"They deposited me in front of our two families. I was acutely aware of every eye inspecting me for flaws." We first meet Aki, the 21-year-old protagonist of His Only Wife, on the morning of her wedding to Elikem Ganyo, a handsome, rich businessman who is, in Aki's hometown of Ho in Ghana, widely considered to be that most universal of terms: a total catch.
The favourite son of a wealthy family, employers to many of the community, Eli is also clever and considerate, good in bed, and – get this – he’s even willing to make his own breakfast in the mornings, a cause for consternation for Aki, whose traditional values will come to be tested over the course of an engaging, quietly provocative debut.
The role of women within the family nucleus is the central concern of His Only Wife, whose title gives a clue to the predicament Aki finds herself in after accepting the marriage proposal. One early alarm bell is that the proposal didn’t come from Eli himself, but from Aunty, the powerful, bullying matriarch of the Ganyo clan who wants to use Aki – a known beauty – as bait to lure her favourite son back from the clutches of a Liberian woman the family can’t stand.
The second alarm bell rings loud and clear in the opening scene, where Eli’s brother Richard acts as a substitute during the marriage ceremony because Eli is on some mysterious business trip abroad, code language that the reader quickly deciphers before relaxing into the novel to wait for Aki to catch up.
What follows is a well-paced story of awakenings, a coming-of-age tale where the girl is already married but has yet to grow up. From the outset, Adzo Medie gets us close to Aki, a heroine to root for, naive and courageous, compliant and ambitious, loyal to her husband and his family, but not to a fault.
Turning points
The author cleverly sets her protagonist on a journey full of turning points and challenges. Aki’s fortunes improve – an apprenticeship with a fashion designer, a shiny new apartment with a cook, enough money to eat in the kinds of restaurants where “some of the entrees on the menu cost more than my mother made in a month” – but her husband, meanwhile, is only sporadically available to her. The horror stories she hears about the other woman add suspense to the narrative, with a comeuppance, or at least a cold dose of reality, anticipated for Aki once she opens her eyes.

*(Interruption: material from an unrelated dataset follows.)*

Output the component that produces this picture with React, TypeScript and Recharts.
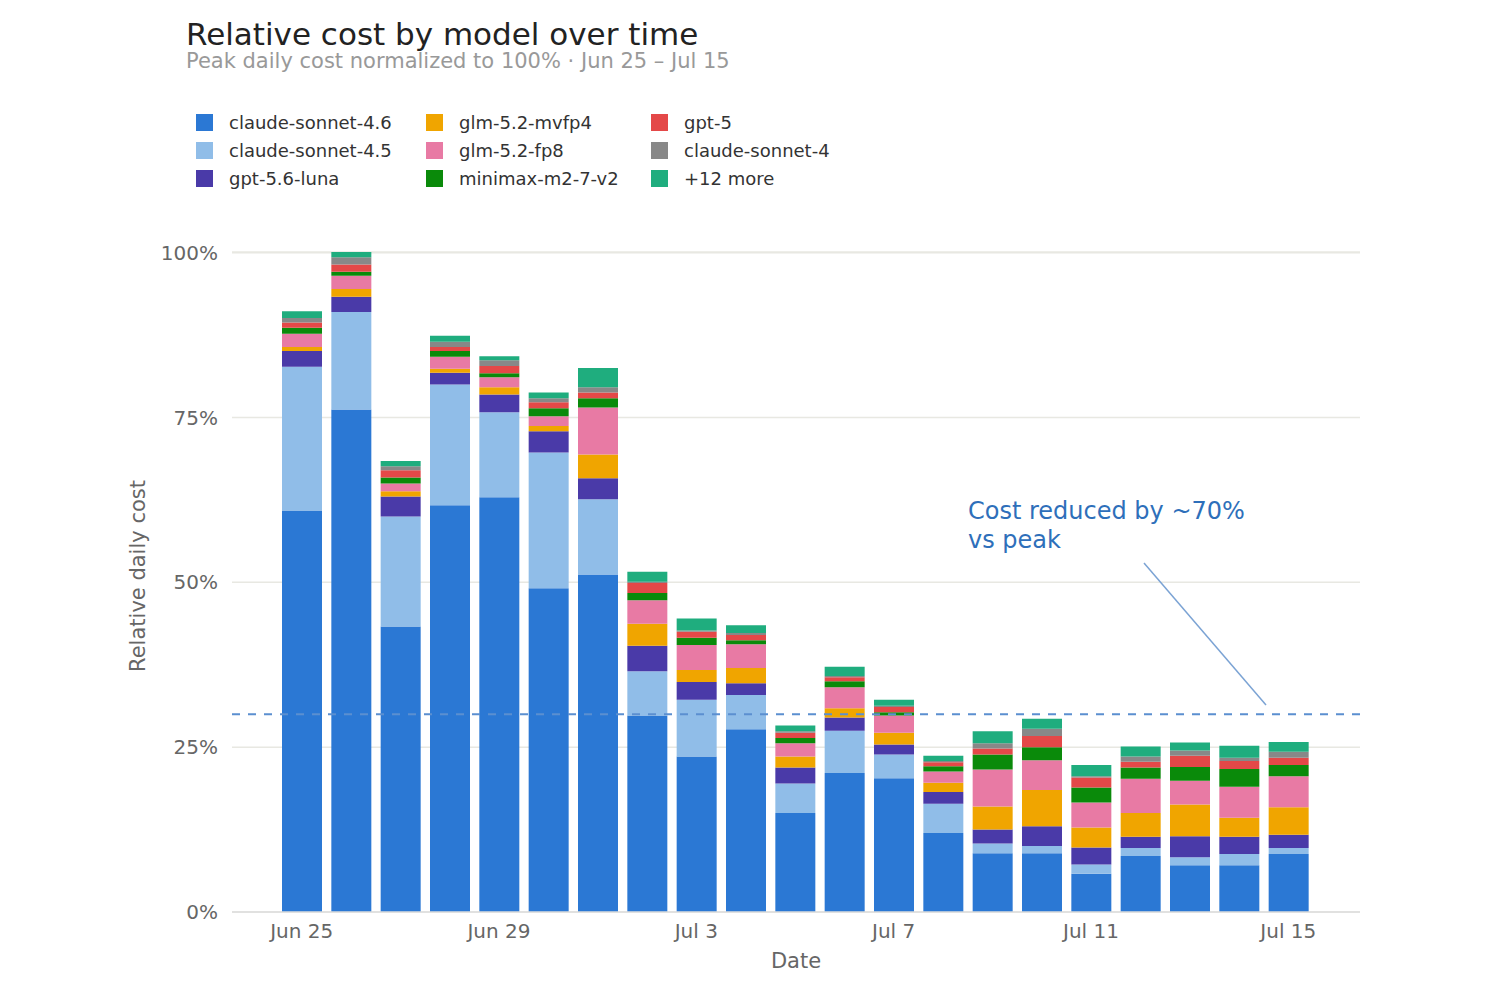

Adzo Medie is a Ghanaian writer who lectures in gender and international politics at the University of Bristol. The author of Global Norms and Local Action: The Campaigns to End Violence Against Women in Africa, the subject matter of her debut novel focuses on the female experience in a traditional, patriarchal culture. From the male teachers who prey on their female teenage students, to the way it’s still accepted, even desirable, for men to have multiple wives, the odds seem stacked against women.
Although Eli and his other wife have a child together, Aki tells us: “And what could she possibly do to Eli if he took the girl away? No judge would side with her if she decided to take the matter to court. And even if one tried to, Eli would only have to slip him a wad of cash for a favourable ruling.”
Dignity
While Aki might be a young woman searching for her voice, she crucially knows her own worth from the beginning of the book, which allows her to retain dignity in the face of being designated "a solution to a problem". The novels of Petina Gappah come to mind in this respect, as do recent debuts from Candice Carty Williams and Oyinkan Braithwaite.
In His Only Wife, there is an easy, fluid style to the writing, quick intimacy with character and a kind of innocent humour that recalls Rónán Hession’s Leonard and Hungry Paul, though the backdrops obviously differ immensely.
One clever source of comedy comes from a greedy uncle, the kind of man who builds a private toilet for himself and then charges his family to use it. Aki also has lots of witty asides as she tries to get to grips with the changing, new money culture of young, university-educated Ghanaians. Seeing a women with a nose ring at a fancy party, she says, “If my mother had been there she would have whispered to me, ‘Why, is she a goat?’”
Throughout the book there are bright daubs of Ghanian life – kontomire and garden egg stew, the durbar at the yam festival, a neem tree, greetings and everyday phrases such as Woede or Ehn. It all flows remarkably well in a memorable debut from a writer whose frustrations with certain aspects of the culture of her homeland come brilliantly to life.